Why I Run: It’s A Metaphor For Life

Michael Tutino

NBCChicago's Stride blog aims to cover Chicago's dedicated running and active lifestyle committee. We've asked some of those individuals to share with us their motivation for getting out there and pounding the pavement. This is why they run.

In a track meet, a false start disqualifies you from an event. Jump the gun and you won’t ever make it to the finish line. Fortunately, the running world is a little more forgiving.

My running history is filled with false starts. I ran cross country for two years in middle school, where I held the proud distinction of being the slowest team member in both seventh and eighth grades. I quit long distance running, picked up sprinting during my sophomore year of high school, but stopped running entirely in college until my junior year.

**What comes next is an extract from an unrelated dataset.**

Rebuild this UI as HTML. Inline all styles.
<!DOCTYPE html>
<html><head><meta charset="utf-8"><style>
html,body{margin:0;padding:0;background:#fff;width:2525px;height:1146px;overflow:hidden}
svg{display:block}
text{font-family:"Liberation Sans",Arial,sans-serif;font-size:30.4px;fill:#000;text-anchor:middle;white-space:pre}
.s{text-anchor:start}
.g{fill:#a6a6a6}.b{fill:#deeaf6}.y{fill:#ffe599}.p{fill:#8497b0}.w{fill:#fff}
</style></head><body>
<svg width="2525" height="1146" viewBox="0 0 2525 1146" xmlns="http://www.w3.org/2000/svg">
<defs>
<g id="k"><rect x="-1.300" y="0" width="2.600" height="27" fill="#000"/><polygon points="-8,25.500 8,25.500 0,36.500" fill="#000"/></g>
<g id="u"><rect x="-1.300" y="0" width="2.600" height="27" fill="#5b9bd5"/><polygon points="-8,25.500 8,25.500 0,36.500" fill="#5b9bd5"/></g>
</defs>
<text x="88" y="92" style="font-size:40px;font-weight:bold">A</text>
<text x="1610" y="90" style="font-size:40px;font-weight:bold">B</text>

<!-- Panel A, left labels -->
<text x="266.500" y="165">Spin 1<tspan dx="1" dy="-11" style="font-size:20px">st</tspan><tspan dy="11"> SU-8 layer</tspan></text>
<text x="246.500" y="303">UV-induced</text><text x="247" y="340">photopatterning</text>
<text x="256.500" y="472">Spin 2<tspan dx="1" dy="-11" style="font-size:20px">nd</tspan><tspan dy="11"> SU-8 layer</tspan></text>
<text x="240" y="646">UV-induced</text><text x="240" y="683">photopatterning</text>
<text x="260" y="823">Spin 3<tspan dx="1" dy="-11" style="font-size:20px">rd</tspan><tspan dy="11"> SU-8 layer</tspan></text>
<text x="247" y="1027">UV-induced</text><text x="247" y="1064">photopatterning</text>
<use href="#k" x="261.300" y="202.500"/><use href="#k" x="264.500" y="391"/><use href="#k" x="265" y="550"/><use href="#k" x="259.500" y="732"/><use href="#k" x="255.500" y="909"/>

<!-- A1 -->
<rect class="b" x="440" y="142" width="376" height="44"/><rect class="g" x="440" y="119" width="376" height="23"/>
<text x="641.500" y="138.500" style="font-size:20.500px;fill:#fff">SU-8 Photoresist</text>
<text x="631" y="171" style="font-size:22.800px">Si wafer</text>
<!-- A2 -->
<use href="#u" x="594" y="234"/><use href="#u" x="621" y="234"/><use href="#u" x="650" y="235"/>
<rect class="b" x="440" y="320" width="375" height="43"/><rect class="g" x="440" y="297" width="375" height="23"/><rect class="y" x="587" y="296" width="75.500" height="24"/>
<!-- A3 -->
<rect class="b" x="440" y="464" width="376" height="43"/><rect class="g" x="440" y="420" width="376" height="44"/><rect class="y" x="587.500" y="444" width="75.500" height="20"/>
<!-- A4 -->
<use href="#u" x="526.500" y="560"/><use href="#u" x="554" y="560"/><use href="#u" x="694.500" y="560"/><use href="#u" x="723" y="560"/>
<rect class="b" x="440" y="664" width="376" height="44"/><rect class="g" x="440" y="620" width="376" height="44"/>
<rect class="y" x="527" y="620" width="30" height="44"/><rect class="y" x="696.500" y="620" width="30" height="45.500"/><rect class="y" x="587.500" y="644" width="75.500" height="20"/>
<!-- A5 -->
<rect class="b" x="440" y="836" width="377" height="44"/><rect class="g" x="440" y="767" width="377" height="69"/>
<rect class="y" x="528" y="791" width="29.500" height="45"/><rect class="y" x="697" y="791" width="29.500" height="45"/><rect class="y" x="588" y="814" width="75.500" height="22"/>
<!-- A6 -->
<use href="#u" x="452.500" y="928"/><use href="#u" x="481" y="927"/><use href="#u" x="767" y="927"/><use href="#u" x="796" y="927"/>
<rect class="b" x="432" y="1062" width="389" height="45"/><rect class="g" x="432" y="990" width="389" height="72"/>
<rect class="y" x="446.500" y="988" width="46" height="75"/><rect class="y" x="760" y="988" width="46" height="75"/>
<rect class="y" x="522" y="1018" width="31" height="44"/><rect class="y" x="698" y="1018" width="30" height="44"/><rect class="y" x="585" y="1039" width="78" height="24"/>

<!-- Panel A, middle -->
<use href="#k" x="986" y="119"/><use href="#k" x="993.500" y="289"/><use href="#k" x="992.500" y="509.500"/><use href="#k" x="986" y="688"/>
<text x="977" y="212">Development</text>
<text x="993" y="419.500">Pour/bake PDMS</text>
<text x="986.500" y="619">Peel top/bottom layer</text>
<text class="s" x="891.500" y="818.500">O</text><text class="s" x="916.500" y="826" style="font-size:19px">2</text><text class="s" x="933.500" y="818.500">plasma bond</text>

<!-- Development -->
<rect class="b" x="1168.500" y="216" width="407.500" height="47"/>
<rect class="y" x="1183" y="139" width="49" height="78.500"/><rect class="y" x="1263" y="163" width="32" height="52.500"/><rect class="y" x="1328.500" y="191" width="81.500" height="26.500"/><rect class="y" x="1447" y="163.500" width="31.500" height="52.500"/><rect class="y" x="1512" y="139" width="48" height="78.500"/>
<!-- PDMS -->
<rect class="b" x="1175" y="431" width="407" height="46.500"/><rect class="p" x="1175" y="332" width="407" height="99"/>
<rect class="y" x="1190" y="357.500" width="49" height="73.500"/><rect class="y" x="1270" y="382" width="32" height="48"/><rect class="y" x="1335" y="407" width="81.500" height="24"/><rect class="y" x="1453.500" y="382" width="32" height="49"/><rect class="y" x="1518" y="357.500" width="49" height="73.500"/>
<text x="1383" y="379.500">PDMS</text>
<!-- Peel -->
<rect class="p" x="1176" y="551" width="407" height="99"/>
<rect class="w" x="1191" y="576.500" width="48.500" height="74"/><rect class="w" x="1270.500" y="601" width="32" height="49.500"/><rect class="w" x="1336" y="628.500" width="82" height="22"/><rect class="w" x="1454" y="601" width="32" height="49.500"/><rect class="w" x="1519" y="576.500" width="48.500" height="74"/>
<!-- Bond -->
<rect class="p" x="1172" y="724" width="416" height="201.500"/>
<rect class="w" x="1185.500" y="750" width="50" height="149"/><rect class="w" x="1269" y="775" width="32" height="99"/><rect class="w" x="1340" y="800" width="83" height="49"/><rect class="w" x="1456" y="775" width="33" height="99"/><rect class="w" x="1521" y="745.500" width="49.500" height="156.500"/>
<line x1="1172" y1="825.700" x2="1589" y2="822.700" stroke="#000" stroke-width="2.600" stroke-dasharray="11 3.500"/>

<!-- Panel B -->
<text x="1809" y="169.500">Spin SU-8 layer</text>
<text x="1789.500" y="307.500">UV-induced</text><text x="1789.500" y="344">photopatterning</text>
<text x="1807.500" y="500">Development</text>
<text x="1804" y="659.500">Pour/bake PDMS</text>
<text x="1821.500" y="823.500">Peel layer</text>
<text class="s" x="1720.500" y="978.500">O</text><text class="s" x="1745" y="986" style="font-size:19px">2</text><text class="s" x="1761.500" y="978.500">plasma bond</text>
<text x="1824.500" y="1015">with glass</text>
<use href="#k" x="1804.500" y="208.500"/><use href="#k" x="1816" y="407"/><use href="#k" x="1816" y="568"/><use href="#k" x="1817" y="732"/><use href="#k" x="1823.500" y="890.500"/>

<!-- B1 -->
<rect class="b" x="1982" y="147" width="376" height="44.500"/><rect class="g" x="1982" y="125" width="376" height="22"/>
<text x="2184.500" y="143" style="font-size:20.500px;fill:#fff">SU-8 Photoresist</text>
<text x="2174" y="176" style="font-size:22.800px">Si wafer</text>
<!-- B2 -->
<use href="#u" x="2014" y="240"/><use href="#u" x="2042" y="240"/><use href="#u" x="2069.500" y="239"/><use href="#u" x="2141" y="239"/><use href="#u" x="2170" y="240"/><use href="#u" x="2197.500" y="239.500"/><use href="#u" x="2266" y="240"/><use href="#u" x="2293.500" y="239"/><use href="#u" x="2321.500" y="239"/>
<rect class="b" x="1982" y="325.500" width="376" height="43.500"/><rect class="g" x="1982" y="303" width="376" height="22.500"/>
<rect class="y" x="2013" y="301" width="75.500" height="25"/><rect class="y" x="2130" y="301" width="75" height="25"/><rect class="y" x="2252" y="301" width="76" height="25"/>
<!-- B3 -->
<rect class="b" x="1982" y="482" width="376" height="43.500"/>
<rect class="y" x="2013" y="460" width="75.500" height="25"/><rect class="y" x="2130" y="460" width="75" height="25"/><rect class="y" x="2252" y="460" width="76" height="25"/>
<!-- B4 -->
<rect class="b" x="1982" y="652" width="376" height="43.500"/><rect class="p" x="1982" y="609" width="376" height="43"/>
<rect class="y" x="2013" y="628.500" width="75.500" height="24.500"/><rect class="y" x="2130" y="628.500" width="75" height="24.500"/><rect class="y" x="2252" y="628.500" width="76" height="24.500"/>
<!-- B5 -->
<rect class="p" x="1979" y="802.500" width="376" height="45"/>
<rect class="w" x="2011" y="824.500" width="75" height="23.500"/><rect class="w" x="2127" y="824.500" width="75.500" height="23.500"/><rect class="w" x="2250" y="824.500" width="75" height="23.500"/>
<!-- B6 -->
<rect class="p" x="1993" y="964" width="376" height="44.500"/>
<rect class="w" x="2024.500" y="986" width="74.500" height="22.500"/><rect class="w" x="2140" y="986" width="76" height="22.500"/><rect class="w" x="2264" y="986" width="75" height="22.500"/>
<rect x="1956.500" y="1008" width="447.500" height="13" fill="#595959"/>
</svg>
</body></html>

While interning at Chicago Athlete Magazine, I found myself inspired to give running one more try. A 5K turned into a 10K, a 10K turned into a half marathon and a half marathon turned into a full marathon last fall.

From a practical standpoint, I run because of my job. It’s much easier to be the editor of an endurance sports magazine when you're an endurance athlete yourself. But running has become such an important part of my life that even if I didn’t work at Chicago Athlete, I’m sure I would still be a runner.
I run for the community. I feel an incredible sense of solidarity when I cross paths with other runners in a rainstorm, on a blustery morning or in subzero temperatures. Though we may look crazy to those driving by us from the comfort of their climate controlled vehicles -- fine, we are crazy -- it’s comforting to know I’m not alone.

I run for the sense of accomplishment. I like to set goals, and even more, to reach my goals. I’ve never been a particularly talented or fast runner, but I’ve always been a hard worker, and nothing fills me with pride quite like setting a new personal record after months of tough training.

Running has improved my life in countless ways. It’s helped me make friends, taught me about persistence and commitment and shown me that with proper training, anything can be possible. I could barely handle a two-mile cross country race in middle school. A decade later, I became a marathoner.

I run because I can no longer imagine my life without it.